Nella Deposizione del Caravaggio, dipinta tra 1602-1604, attualmente nella Pinacoteca dei Musei vaticani, per quanto la ricostruzione della scena sia leggermente diversa, i soggetti che stanno intorno al corpo di Gesù appena prelevato dalla croce sono cinque come gli operai impegnati col Cristo della Cattedrale di Leopoli.
Nella Deposizione di Cristo di Tiziano, datata al 1520 e attualmente al Louvre, le figure che circondano Gesù sono sempre cinque. La disposizione dell’opera di Tiziano è orizzontale, laddove quella di Caravaggio si allunga verso l’alto per le braccia sollevate di Maria di Cleofa, ma entrambe richiamano da vicino le foto scattate a marzo a Leopoli.
La cosiddetta Deposizione Borghese di Raffaello (1507, Galleria Borghese), infine, conferma una volta di più lo schema compositivo descritto sopra: intorno a Gesù ci sono cinque persone; un po’ più lontano staziona un gruppo di quattro donne, tra cui Maria.

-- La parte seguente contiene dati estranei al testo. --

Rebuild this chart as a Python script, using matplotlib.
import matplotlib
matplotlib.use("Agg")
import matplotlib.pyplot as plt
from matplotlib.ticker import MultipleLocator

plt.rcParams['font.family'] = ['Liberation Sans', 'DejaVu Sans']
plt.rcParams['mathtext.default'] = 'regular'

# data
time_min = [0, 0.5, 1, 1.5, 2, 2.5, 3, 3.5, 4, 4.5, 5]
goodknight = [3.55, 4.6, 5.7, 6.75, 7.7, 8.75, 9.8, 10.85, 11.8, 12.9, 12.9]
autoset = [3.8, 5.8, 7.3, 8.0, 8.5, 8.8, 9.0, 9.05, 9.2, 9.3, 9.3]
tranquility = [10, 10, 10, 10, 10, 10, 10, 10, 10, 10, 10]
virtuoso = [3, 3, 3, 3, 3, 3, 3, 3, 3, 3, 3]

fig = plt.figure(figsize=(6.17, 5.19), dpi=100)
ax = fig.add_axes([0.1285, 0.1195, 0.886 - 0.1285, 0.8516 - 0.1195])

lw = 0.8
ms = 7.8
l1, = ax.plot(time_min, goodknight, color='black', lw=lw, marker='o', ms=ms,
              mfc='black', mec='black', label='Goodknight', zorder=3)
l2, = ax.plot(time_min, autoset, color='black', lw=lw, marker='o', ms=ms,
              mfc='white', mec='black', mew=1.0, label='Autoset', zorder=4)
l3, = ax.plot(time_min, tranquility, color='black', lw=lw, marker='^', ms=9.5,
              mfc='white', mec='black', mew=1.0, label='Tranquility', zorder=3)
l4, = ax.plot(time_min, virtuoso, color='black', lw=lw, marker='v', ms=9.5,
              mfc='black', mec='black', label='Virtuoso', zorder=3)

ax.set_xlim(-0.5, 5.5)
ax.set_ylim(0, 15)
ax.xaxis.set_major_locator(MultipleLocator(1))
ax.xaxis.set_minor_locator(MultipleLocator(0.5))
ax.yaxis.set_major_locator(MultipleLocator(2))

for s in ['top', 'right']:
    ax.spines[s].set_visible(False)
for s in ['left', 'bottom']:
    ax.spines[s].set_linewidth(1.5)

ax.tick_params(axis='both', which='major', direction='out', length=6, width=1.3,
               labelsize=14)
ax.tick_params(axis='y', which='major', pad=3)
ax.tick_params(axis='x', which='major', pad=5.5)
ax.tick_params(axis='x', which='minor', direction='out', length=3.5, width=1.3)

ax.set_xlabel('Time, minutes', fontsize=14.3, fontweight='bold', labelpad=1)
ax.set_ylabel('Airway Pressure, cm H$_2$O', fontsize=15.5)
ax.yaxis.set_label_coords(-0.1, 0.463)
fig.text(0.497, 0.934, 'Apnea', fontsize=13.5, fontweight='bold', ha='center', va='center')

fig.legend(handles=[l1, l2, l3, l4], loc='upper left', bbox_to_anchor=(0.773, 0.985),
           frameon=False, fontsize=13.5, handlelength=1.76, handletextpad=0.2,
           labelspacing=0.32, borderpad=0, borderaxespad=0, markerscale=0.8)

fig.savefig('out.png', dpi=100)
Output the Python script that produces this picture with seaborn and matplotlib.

Un’immagine che abbiamo dentro
La riproposizione di un medesimo schema formale attraverso i secoli e i pittori è ciò che Aby Warburg, all’inizio del Novecento, avrebbe definito pathosformeln, dei veri e propri fermo-immagine in cui la creazione originaria viene modulata attraverso la ripetitività del canone cui fanno (involontariamente) riferimento. L’esperienza che molti di noi hanno provato al cospetto del Cristo ligneo traslato dalla cattedrale di Leopoli, dunque, ha a che fare con l’emersione di uno schema già interiorizzato precedentemente. Un’immagine che abbiamo dentro.